Code that draws figures:
>> start

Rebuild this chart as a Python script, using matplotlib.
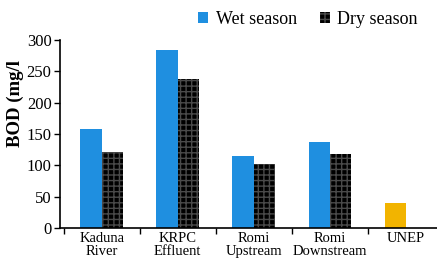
import matplotlib
matplotlib.use("Agg")
import matplotlib.pyplot as plt
import numpy as np

# Datos
sitios = ["Kaduna\nRiver", "KRPC\nEffluent", "Romi\nUpstream", "Romi\nDownstream", "UNEP"]
bod_lluvia = [158, 284, 115, 137]   # Wet season
bod_seca = [121, 238, 102, 118]     # Dry season
bod_unep = [40]                     # UNEP

plt.rcParams['font.family'] = ['Liberation Serif', 'DejaVu Serif']

fig = plt.figure(figsize=(4.37, 2.61), dpi=100)
ax = fig.add_axes([0.137, 0.126, 0.863, 0.721])

ancho = 0.28
x = np.arange(len(sitios))

ax.bar(x[:4] - ancho / 2, bod_lluvia, ancho, color='#1f8fe0', label='Wet season')
ax.bar(x[:4] + ancho / 2, bod_seca, ancho, color='black', edgecolor='#4a4a4a',
       hatch='+++', linewidth=0, label='Dry season')
ax.bar(x[4:] - ancho / 2, bod_unep, ancho, color='#f2b400')

ax.set_xlim(-0.55, 4.41)
ax.set_ylim(0, 300)
ax.set_yticks(np.arange(0, 301, 50))

# Marcas entre categorias, etiquetas en el centro
ax.set_xticks(np.arange(-0.5, 4.0, 1.0))
ax.set_xticklabels([])
ax.set_xticks(x, minor=True)
ax.set_xticklabels(sitios, minor=True, fontsize=10.5, linespacing=0.95)
ax.tick_params(axis='x', which='minor', length=0, pad=3)
ax.tick_params(axis='x', which='major', length=4, width=1, direction='out')
ax.tick_params(axis='y', length=4, width=1, labelsize=12, pad=2)

for s in ['top', 'right']:
    ax.spines[s].set_visible(False)
for s in ['left', 'bottom']:
    ax.spines[s].set_linewidth(1.2)

ax.set_ylabel('BOD (mg/l', fontsize=13.5, fontweight='bold')
ax.yaxis.set_label_coords(-0.095, 0.66)

fig.legend(loc='center', bbox_to_anchor=(0.705, 0.925), ncol=2, frameon=False,
           fontsize=13, handlelength=0.55, handleheight=0.55, handletextpad=0.4,
           columnspacing=1.3, borderpad=0)

fig.savefig('out.png', dpi=100)
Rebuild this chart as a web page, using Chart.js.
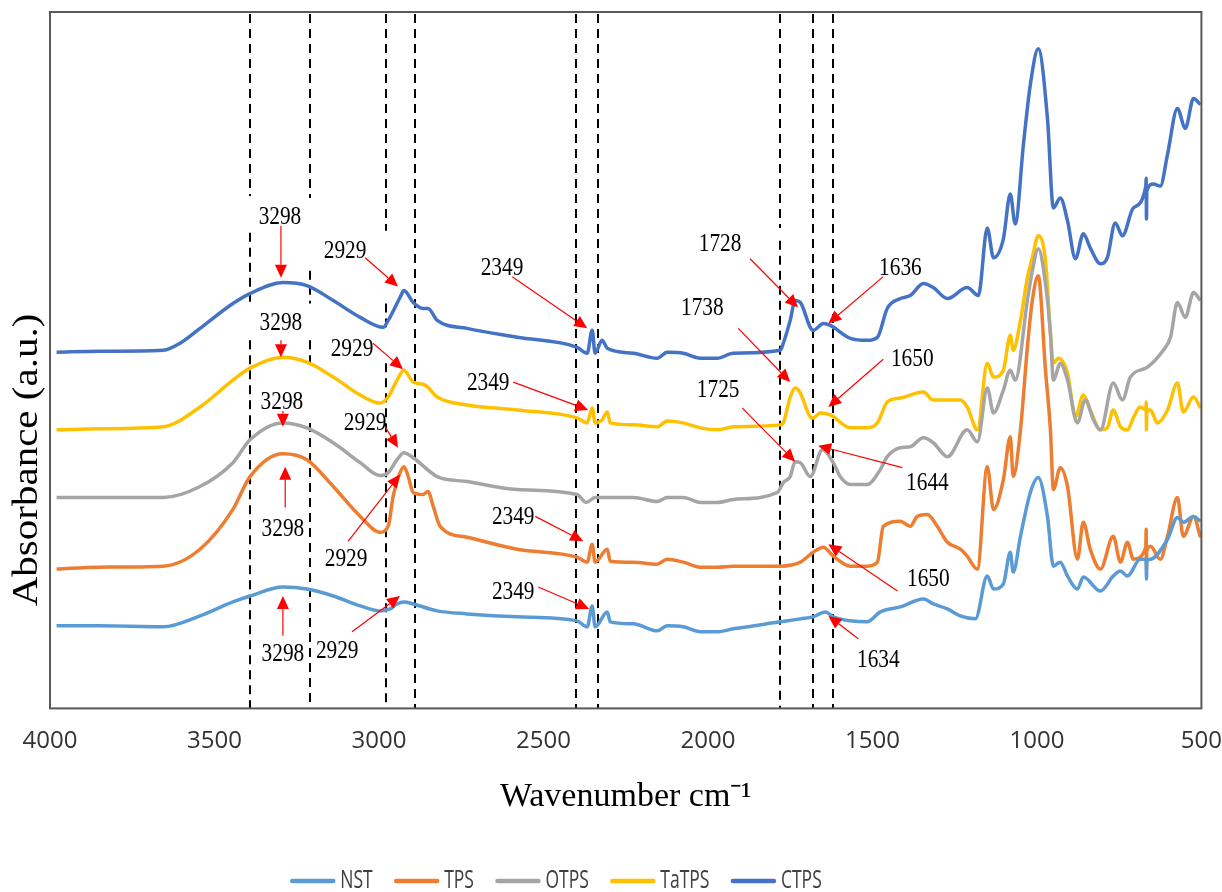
<!DOCTYPE html>
<html>
<head>
<meta charset="utf-8">
<script src="https://cdn.jsdelivr.net/npm/chart.js@4.4.1/dist/chart.umd.min.js"></script>
<style>
  html, body { margin: 0; padding: 0; background: #fff; overflow: hidden; }
  canvas { display: block; }
</style>
</head>
<body>
<canvas id="ftir" width="1240" height="892"></canvas>
<script>
// FTIR spectra, stacked with offsets: [wavenumber cm-1, absorbance a.u.]
const seriesNames = ["NST", "TPS", "OTPS", "TaTPS", "CTPS"];
const seriesColors = ["#5B9BD5", "#ED7D31", "#A5A5A5", "#FFC000", "#4472C4"];
const xTicks = [4000, 3500, 3000, 2500, 2000, 1500, 1000, 500];

const nst = [[3980,0.83],[3850,0.83],[3656,0.82],[3544,0.93],[3444,1.07],[3392,1.13],[3292,1.22],[3219,1.20],[3139,1.13],[3057,1.03],[2997,0.98],[2966,1.00],[2945,1.05],[2924,1.07],[2896,1.05],[2823,0.98],[2732,0.95],[2580,0.92],[2398,0.88],[2367,0.82],[2352,1.03],[2343,0.82],[2306,0.97],[2297,0.87],[2227,0.85],[2154,0.78],[2124,0.83],[2075,0.82],[2023,0.77],[1972,0.77],[1923,0.80],[1780,0.87],[1719,0.90],[1680,0.92],[1643,0.97],[1619,0.92],[1567,0.88],[1516,0.87],[1476,0.97],[1415,1.02],[1345,1.10],[1315,1.05],[1272,1.00],[1233,0.93],[1187,0.90],[1151,1.33],[1132,1.20],[1102,1.25],[1081,1.57],[1072,1.37],[1050,1.73],[1020,2.17],[996,2.32],[968,1.93],[950,1.43],[929,1.47],[907,1.33],[877,1.20],[859,1.32],[807,1.18],[768,1.33],[746,1.38],[725,1.33],[686,1.50],[669,1.50],[668,1.50],[667,1.30],[666,1.48],[655,1.50],[603,1.70],[573,1.92],[555,1.87],[524,1.93],[503,1.88]];

const tps = [[3980,1.40],[3850,1.42],[3656,1.43],[3544,1.60],[3444,2.00],[3392,2.33],[3292,2.56],[3219,2.50],[3139,2.23],[3057,1.93],[2997,1.77],[2972,1.83],[2957,2.13],[2936,2.37],[2924,2.43],[2911,2.33],[2896,2.17],[2866,2.15],[2851,2.18],[2835,2.03],[2814,1.83],[2732,1.72],[2580,1.60],[2398,1.52],[2367,1.47],[2352,1.65],[2343,1.47],[2306,1.60],[2297,1.48],[2227,1.47],[2154,1.45],[2124,1.50],[2075,1.47],[2023,1.42],[1972,1.42],[1923,1.43],[1780,1.43],[1719,1.47],[1680,1.57],[1649,1.62],[1619,1.53],[1567,1.43],[1516,1.43],[1485,1.47],[1467,1.83],[1415,1.88],[1385,1.83],[1364,1.93],[1333,1.95],[1303,1.83],[1272,1.67],[1233,1.60],[1212,1.53],[1181,1.40],[1151,2.43],[1132,2.00],[1102,2.30],[1081,2.73],[1072,2.33],[1050,2.80],[1029,3.63],[1014,4.10],[996,4.35],[974,3.40],[959,2.80],[950,2.20],[929,2.42],[907,2.23],[877,1.50],[859,1.87],[838,1.60],[807,1.40],[768,1.73],[746,1.47],[725,1.67],[707,1.50],[669,1.62],[668,1.80],[667,1.40],[666,1.58],[655,1.63],[625,1.50],[603,1.73],[573,2.12],[555,1.73],[524,1.93],[503,1.72]];

const otps = [[3980,2.12],[3850,2.12],[3656,2.12],[3544,2.23],[3444,2.47],[3392,2.70],[3292,2.87],[3219,2.82],[3139,2.67],[3057,2.47],[2997,2.34],[2972,2.37],[2945,2.50],[2924,2.57],[2896,2.52],[2823,2.33],[2732,2.28],[2580,2.20],[2398,2.15],[2370,2.07],[2343,2.12],[2227,2.12],[2154,2.08],[2124,2.12],[2075,2.12],[2023,2.07],[1972,2.07],[1923,2.10],[1789,2.17],[1771,2.27],[1750,2.33],[1735,2.48],[1719,2.47],[1689,2.33],[1652,2.60],[1619,2.47],[1598,2.33],[1567,2.25],[1516,2.25],[1476,2.40],[1455,2.53],[1415,2.62],[1385,2.63],[1345,2.72],[1315,2.67],[1272,2.53],[1212,2.80],[1181,2.68],[1151,3.22],[1132,2.97],[1102,3.20],[1081,3.40],[1066,3.30],[1029,4.10],[1014,4.40],[996,4.62],[974,4.27],[959,3.77],[950,3.30],[929,3.47],[907,3.30],[877,2.87],[853,3.10],[828,2.90],[807,2.80],[768,3.27],[740,3.10],[716,3.33],[664,3.43],[616,3.60],[594,3.73],[573,4.08],[549,3.93],[524,4.18],[503,4.10]];

const tatps = [[3980,2.80],[3850,2.81],[3656,2.83],[3544,3.03],[3444,3.30],[3392,3.42],[3292,3.53],[3219,3.48],[3139,3.33],[3057,3.15],[2997,3.07],[2972,3.13],[2945,3.30],[2924,3.40],[2896,3.28],[2860,3.25],[2823,3.13],[2732,3.05],[2580,3.00],[2398,2.92],[2367,2.87],[2352,3.02],[2343,2.87],[2322,2.90],[2306,2.98],[2297,2.87],[2227,2.85],[2154,2.83],[2124,2.89],[2075,2.87],[2023,2.82],[1972,2.80],[1923,2.83],[1780,2.85],[1771,2.87],[1750,3.13],[1735,3.22],[1719,3.17],[1689,2.93],[1680,2.92],[1659,2.97],[1628,2.95],[1567,2.82],[1516,2.82],[1485,2.87],[1455,3.08],[1415,3.12],[1345,3.18],[1315,3.10],[1233,3.10],[1212,3.03],[1181,2.80],[1151,3.47],[1132,3.33],[1102,3.40],[1081,3.75],[1072,3.60],[1050,3.90],[1029,4.33],[1014,4.53],[996,4.75],[974,4.50],[959,3.77],[950,3.47],[935,3.52],[907,3.37],[883,2.93],[859,3.15],[838,3.00],[807,2.80],[786,2.82],[768,3.00],[746,2.83],[725,2.80],[707,2.92],[686,3.03],[669,3.00],[668,3.08],[667,2.80],[666,3.00],[655,3.00],[634,2.87],[603,3.00],[573,3.27],[555,2.98],[524,3.13],[503,3.02]];

const ctps = [[3980,3.58],[3850,3.59],[3656,3.60],[3600,3.68],[3544,3.82],[3444,4.07],[3392,4.17],[3292,4.28],[3219,4.25],[3139,4.10],[3057,3.93],[2987,3.83],[2972,3.90],[2936,4.13],[2924,4.20],[2896,4.08],[2866,4.02],[2851,4.02],[2823,3.90],[2732,3.82],[2580,3.73],[2398,3.63],[2367,3.57],[2352,3.80],[2343,3.57],[2322,3.70],[2306,3.62],[2227,3.57],[2154,3.52],[2124,3.58],[2075,3.57],[2023,3.52],[1972,3.52],[1923,3.57],[1780,3.60],[1771,3.67],[1750,3.90],[1735,4.10],[1719,4.08],[1689,3.83],[1680,3.80],[1649,3.87],[1628,3.85],[1567,3.72],[1516,3.70],[1485,3.73],[1455,4.02],[1415,4.12],[1385,4.15],[1345,4.27],[1315,4.23],[1272,4.12],[1212,4.23],[1178,4.15],[1151,4.83],[1132,4.53],[1102,4.72],[1081,5.17],[1066,4.87],[1041,5.67],[1020,6.27],[996,6.63],[968,5.93],[950,5.03],[929,5.13],[907,4.90],[883,4.52],[859,4.77],[838,4.63],[807,4.47],[786,4.53],[762,4.88],[740,4.75],[707,5.03],[669,5.25],[668,5.33],[667,4.92],[666,5.20],[646,5.27],[625,5.25],[603,5.57],[573,6.03],[549,5.83],[524,6.13],[503,6.07]];

const spectra = [nst, tps, otps, tatps, ctps];

// dashed guide lines (cm-1) and the absorbance spans where each is drawn
const guideWn = [3392, 3210, 2980, 2890, 2400, 2335, 1780, 1680, 1620];
const guideSpans = [
  [[6.98, 5.15], [4.78, 4.07], [3.70, 0]],
  [[6.98, 5.13], [4.40, 4.07], [3.70, 3.47], [2.87, 0]],
  [[6.98, 4.80], [4.07, 3.83], [3.47, 0]],
  [[6.98, 0]],
  [[6.98, 0]],
  [[6.98, 0]],
  [[6.98, 4.83], [4.70, 0]],
  [[6.98, 0]],
  [[6.98, 0]]
];

// peak labels: text, label wn, label abs, arrow start wn/abs, arrow tip wn/abs
const peakNotes = [
  ["3298", 3301, 4.94, 3298, 4.85, 3298, 4.33],
  ["2929", 3103, 4.60, 3042, 4.53, 2942, 4.24],
  ["3298", 3298, 3.87, 3298, 3.70, 3298, 3.53],
  ["2929", 3082, 3.61, 3018, 3.67, 2927, 3.41],
  ["3298", 3295, 3.08, 3292, 2.99, 3292, 2.83],
  ["2929", 3042, 2.87, 2981, 2.83, 2942, 2.62],
  ["3298", 3292, 1.80, 3285, 2.02, 3285, 2.43],
  ["2929", 3100, 1.50, 3094, 1.68, 2936, 2.35],
  ["3298", 3292, 0.55, 3292, 0.73, 3292, 1.13],
  ["2929", 3127, 0.58, 3082, 0.77, 2936, 1.13],
  ["2349", 2626, 4.43, 2595, 4.34, 2367, 3.82],
  ["1728", 1963, 4.67, 1872, 4.52, 1726, 4.03],
  ["1738", 2017, 4.02, 1908, 3.82, 1750, 3.28],
  ["2349", 2668, 3.27, 2592, 3.28, 2364, 3.00],
  ["1725", 1969, 3.20, 1896, 3.02, 1735, 2.48],
  ["2349", 2592, 1.92, 2525, 1.93, 2379, 1.68],
  ["2349", 2592, 1.17, 2516, 1.22, 2361, 1.00],
  ["1636", 1415, 4.43, 1467, 4.34, 1634, 3.87],
  ["1650", 1379, 3.51, 1467, 3.51, 1634, 3.03],
  ["1644", 1333, 2.26, 1409, 2.42, 1665, 2.64],
  ["1650", 1330, 1.30, 1424, 1.18, 1634, 1.65],
  ["1634", 1482, 0.48, 1543, 0.70, 1634, 0.93]
];

const serifFont = "'Liberation Serif', 'Times New Roman', serif";

function drawArrow(ctx, x1, y1, x2, y2) {
  const ang = Math.atan2(y2 - y1, x2 - x1);
  const len = 13, half = 6;
  const bx = x2 - len * Math.cos(ang);
  const by = y2 - len * Math.sin(ang);
  ctx.beginPath();
  ctx.moveTo(x1, y1);
  ctx.lineTo(bx, by);
  ctx.stroke();
  ctx.beginPath();
  ctx.moveTo(x2, y2);
  ctx.lineTo(bx + half * Math.sin(ang), by - half * Math.cos(ang));
  ctx.lineTo(bx - half * Math.sin(ang), by + half * Math.cos(ang));
  ctx.closePath();
  ctx.fill();
}

const ftirDecor = {
  id: "ftirDecor",
  beforeDatasetsDraw(chart) {
    const { ctx, scales: { x, y } } = chart;
    ctx.save();
    ctx.strokeStyle = "#000";
    ctx.lineWidth = 2;
    ctx.setLineDash([9, 6]);
    guideWn.forEach((wn, i) => {
      const px = Math.round(x.getPixelForValue(wn));
      guideSpans[i].forEach(([a, b]) => {
        ctx.beginPath();
        ctx.moveTo(px, y.getPixelForValue(a));
        ctx.lineTo(px, y.getPixelForValue(b));
        ctx.stroke();
      });
    });
    ctx.restore();
  },
  afterDatasetsDraw(chart) {
    const { ctx, chartArea: area, scales: { x, y } } = chart;
    ctx.save();
    // plot frame
    ctx.strokeStyle = "#595959";
    ctx.lineWidth = 2;
    ctx.strokeRect(area.left, area.top, area.right - area.left, area.bottom - area.top);

    // arrows
    ctx.strokeStyle = "#FF0000";
    ctx.fillStyle = "#FF0000";
    ctx.lineWidth = 1.2;
    peakNotes.forEach(n => {
      drawArrow(ctx, x.getPixelForValue(n[3]), y.getPixelForValue(n[4]),
                x.getPixelForValue(n[5]), y.getPixelForValue(n[6]));
    });

    // peak labels, narrowed a bit
    ctx.fillStyle = "#000";
    ctx.font = "26px " + serifFont;
    ctx.textAlign = "center";
    ctx.textBaseline = "middle";
    peakNotes.forEach(n => {
      ctx.save();
      ctx.translate(x.getPixelForValue(n[1]), y.getPixelForValue(n[2]));
      ctx.scale(0.82, 1);
      ctx.fillText(n[0], 0, 0);
      ctx.restore();
    });

    // y-axis title, sits lower than the plot middle
    ctx.save();
    ctx.translate(28, 460);
    ctx.rotate(-Math.PI / 2);
    ctx.scale(1, 0.88);
    ctx.font = "41px " + serifFont;
    ctx.fillText("Absorbance (a.u.)", 0, 0);
    ctx.restore();
    ctx.restore();
  },
  afterDraw(chart) {
    // legend: short thick line plus condensed label
    const ctx = chart.ctx;
    const squeeze = 0.7;
    ctx.save();
    ctx.font = "25px 'Open Sans', sans-serif";
    ctx.textBaseline = "middle";
    ctx.textAlign = "left";
    const widths = seriesNames.map(s => ctx.measureText(s).width * squeeze);
    const total = widths.reduce((a, w) => a + 50 + w, 0) + 21.5 * (seriesNames.length - 1);
    let lx = 556 - total / 2;
    const ly = 881;
    seriesNames.forEach((name, i) => {
      ctx.strokeStyle = seriesColors[i];
      ctx.lineWidth = 4.5;
      ctx.lineCap = "round";
      ctx.beginPath();
      ctx.moveTo(lx + 2, ly);
      ctx.lineTo(lx + 43, ly);
      ctx.stroke();
      ctx.save();
      ctx.translate(lx + 50, ly);
      ctx.scale(squeeze, 1);
      ctx.fillStyle = "#404040";
      ctx.fillText(name, 0, 0);
      ctx.restore();
      lx += 50 + widths[i] + 21.5;
    });
    ctx.restore();
  }
};

new Chart(document.getElementById("ftir"), {
  type: "line",
  data: {
    datasets: seriesNames.map((name, i) => ({
      label: name,
      data: spectra[i].map(([wn, a]) => ({ x: wn, y: a })),
      borderColor: seriesColors[i],
      backgroundColor: seriesColors[i],
      borderWidth: 3.5,
      pointRadius: 0,
      fill: false,
      cubicInterpolationMode: "monotone"
    }))
  },
  options: {
    responsive: false,
    animation: false,
    devicePixelRatio: 1,
    layout: { padding: { top: 12, left: 50, right: 0, bottom: 75 } },
    plugins: {
      tooltip: { enabled: false },
      legend: { display: false }
    },
    scales: {
      x: {
        type: "linear",
        reverse: true,
        min: 500,
        max: 4000,
        afterBuildTicks: axis => { axis.ticks = xTicks.map(v => ({ value: v })); },
        ticks: {
          color: "#333",
          padding: 18,
          maxRotation: 0,
          callback: v => String(v),
          font: { family: "'Open Sans', sans-serif", size: 24 }
        },
        grid: { display: false, drawTicks: false },
        border: { display: false },
        title: {
          display: true,
          text: "Wavenumber cm\u207B\u00B9",
          color: "#000",
          font: { family: serifFont, size: 34 },
          padding: { top: 3, bottom: 0 }
        }
      },
      y: {
        min: 0,
        max: 7,
        ticks: { display: false },
        grid: { display: false, drawTicks: false },
        border: { display: false }
      }
    }
  },
  plugins: [ftirDecor]
});
</script>
</body>
</html>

>> end

Everything from the first line of the entries through the line that contains "x = np.arange(len(sitios))" is to be reproduced exactly, except the pictures.

Rebuild this chart as a Python script, using matplotlib.
import matplotlib
matplotlib.use("Agg")
import matplotlib.pyplot as plt
import numpy as np

# Datos
sitios = ["Kaduna\nRiver", "KRPC\nEffluent", "Romi\nUpstream", "Romi\nDownstream", "UNEP"]
bod_lluvia = [158, 284, 115, 137]   # Wet season
bod_seca = [121, 238, 102, 118]     # Dry season
bod_unep = [40]                     # UNEP

plt.rcParams['font.family'] = ['Liberation Serif', 'DejaVu Serif']

fig = plt.figure(figsize=(4.37, 2.61), dpi=100)
ax = fig.add_axes([0.137, 0.126, 0.863, 0.721])

ancho = 0.28
x = np.arange(len(sitios))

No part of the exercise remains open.